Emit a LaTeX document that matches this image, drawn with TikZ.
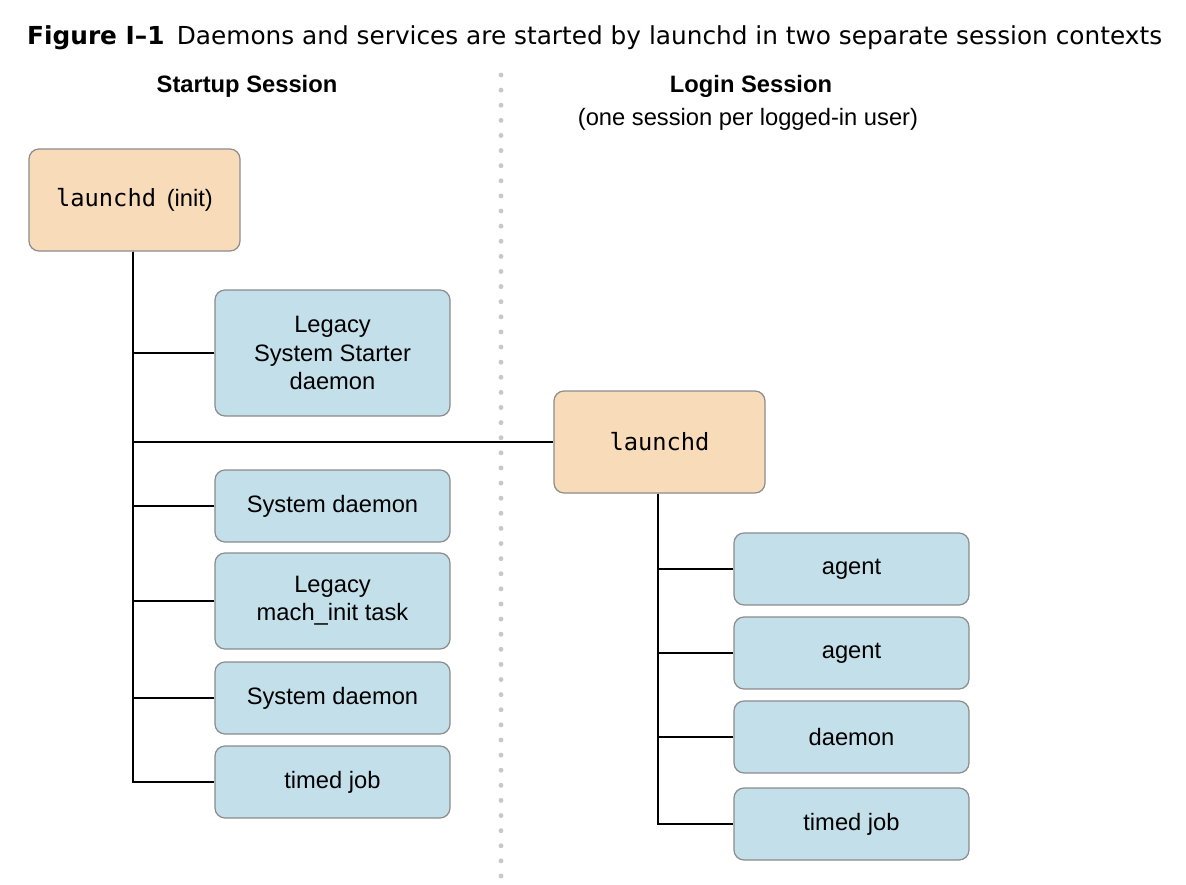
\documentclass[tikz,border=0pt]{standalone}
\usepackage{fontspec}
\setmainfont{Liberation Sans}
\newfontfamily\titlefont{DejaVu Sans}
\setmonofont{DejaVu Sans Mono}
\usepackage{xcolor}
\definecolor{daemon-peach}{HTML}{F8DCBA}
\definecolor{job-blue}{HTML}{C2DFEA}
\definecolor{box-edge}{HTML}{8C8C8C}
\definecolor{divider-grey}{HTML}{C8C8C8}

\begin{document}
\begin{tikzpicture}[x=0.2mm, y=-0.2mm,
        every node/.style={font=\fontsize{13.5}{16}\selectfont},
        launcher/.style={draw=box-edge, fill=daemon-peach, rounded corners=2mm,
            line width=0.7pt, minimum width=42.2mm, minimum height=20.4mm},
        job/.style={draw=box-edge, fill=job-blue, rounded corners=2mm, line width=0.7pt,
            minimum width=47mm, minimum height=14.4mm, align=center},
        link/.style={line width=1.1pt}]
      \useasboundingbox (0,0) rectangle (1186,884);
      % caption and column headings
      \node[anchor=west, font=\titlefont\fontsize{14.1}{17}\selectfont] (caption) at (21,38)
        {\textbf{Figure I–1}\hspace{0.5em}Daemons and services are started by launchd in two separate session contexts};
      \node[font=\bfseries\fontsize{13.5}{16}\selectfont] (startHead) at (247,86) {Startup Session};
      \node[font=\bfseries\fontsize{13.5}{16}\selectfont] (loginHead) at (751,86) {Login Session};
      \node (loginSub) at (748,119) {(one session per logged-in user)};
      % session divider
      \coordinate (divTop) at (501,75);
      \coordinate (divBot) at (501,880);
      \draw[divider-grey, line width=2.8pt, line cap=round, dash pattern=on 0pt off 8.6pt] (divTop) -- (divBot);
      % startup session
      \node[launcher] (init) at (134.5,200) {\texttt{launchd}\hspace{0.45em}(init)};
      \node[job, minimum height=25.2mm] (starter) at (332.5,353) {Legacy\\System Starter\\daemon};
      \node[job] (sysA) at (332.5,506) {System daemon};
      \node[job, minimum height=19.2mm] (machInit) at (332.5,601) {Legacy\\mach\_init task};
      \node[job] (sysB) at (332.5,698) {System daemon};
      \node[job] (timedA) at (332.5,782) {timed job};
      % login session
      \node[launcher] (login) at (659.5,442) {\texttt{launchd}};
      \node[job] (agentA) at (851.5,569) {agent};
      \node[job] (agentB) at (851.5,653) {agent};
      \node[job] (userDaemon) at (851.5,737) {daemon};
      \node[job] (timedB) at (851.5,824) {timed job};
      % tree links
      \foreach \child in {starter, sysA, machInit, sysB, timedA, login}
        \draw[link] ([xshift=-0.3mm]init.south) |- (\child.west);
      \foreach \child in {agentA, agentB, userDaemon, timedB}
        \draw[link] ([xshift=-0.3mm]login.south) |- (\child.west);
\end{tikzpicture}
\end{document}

____________________

All of the material above is to be copied exactly, except for its images.

Emit a LaTeX document that matches this image, drawn with TikZ.
\documentclass[tikz,border=0pt]{standalone}
\usepackage{fontspec}
\setmainfont{Liberation Sans}
\newfontfamily\titlefont{DejaVu Sans}
\setmonofont{DejaVu Sans Mono}
\usepackage{xcolor}
\definecolor{daemon-peach}{HTML}{F8DCBA}
\definecolor{job-blue}{HTML}{C2DFEA}
\definecolor{box-edge}{HTML}{8C8C8C}
\definecolor{divider-grey}{HTML}{C8C8C8}

\begin{document}
\begin{tikzpicture}[x=0.2mm, y=-0.2mm,
        every node/.style={font=\fontsize{13.5}{16}\selectfont},
        launcher/.style={draw=box-edge, fill=daemon-peach, rounded corners=2mm,
            line width=0.7pt, minimum width=42.2mm, minimum height=20.4mm},
        job/.style={draw=box-edge, fill=job-blue, rounded corners=2mm, line width=0.7pt,
            minimum width=47mm, minimum height=14.4mm, align=center},
        link/.style={line width=1.1pt}]
      \useasboundingbox (0,0) rectangle (1186,884);
      % caption and column headings
      \node[anchor=west, font=\titlefont\fontsize{14.1}{17}\selectfont] (caption) at (21,38)
        {\textbf{Figure I–1}\hspace{0.5em}Daemons and services are started by launchd in two separate session contexts};
      \node[font=\bfseries\fontsize{13.5}{16}\selectfont] (startHead) at (247,86) {Startup Session};
      \node[font=\bfseries\fontsize{13.5}{16}\selectfont] (loginHead) at (751,86) {Login Session};
      \node (loginSub) at (748,119) {(one session per logged-in user)};
      % session divider
      \coordinate (divTop) at (501,75);
      \coordinate (divBot) at (501,880);
      \draw[divider-grey, line width=2.8pt, line cap=round, dash pattern=on 0pt off 8.6pt] (divTop) -- (divBot);
      % startup session
      \node[launcher] (init) at (134.5,200) {\texttt{launchd}\hspace{0.45em}(init)};
      \node[job, minimum height=25.2mm] (starter) at (332.5,353) {Legacy\\System Starter\\daemon};
      \node[job] (sysA) at (332.5,506) {System daemon};
      \node[job, minimum height=19.2mm] (machInit) at (332.5,601) {Legacy\\mach\_init task};
      \node[job] (sysB) at (332.5,698) {System daemon};
      \node[job] (timedA) at (332.5,782) {timed job};
      % login session
      \node[launcher] (login) at (659.5,442) {\texttt{launchd}};
      \node[job] (agentA) at (851.5,569) {agent};
      \node[job] (agentB) at (851.5,653) {agent};
      \node[job] (userDaemon) at (851.5,737) {daemon};
      \node[job] (timedB) at (851.5,824) {timed job};
      % tree links
      \foreach \child in {starter, sysA, machInit, sysB, timedA, login}
        \draw[link] ([xshift=-0.3mm]init.south) |- (\child.west);
      \foreach \child in {agentA, agentB, userDaemon, timedB}
        \draw[link] ([xshift=-0.3mm]login.south) |- (\child.west);
\end{tikzpicture}
\end{document}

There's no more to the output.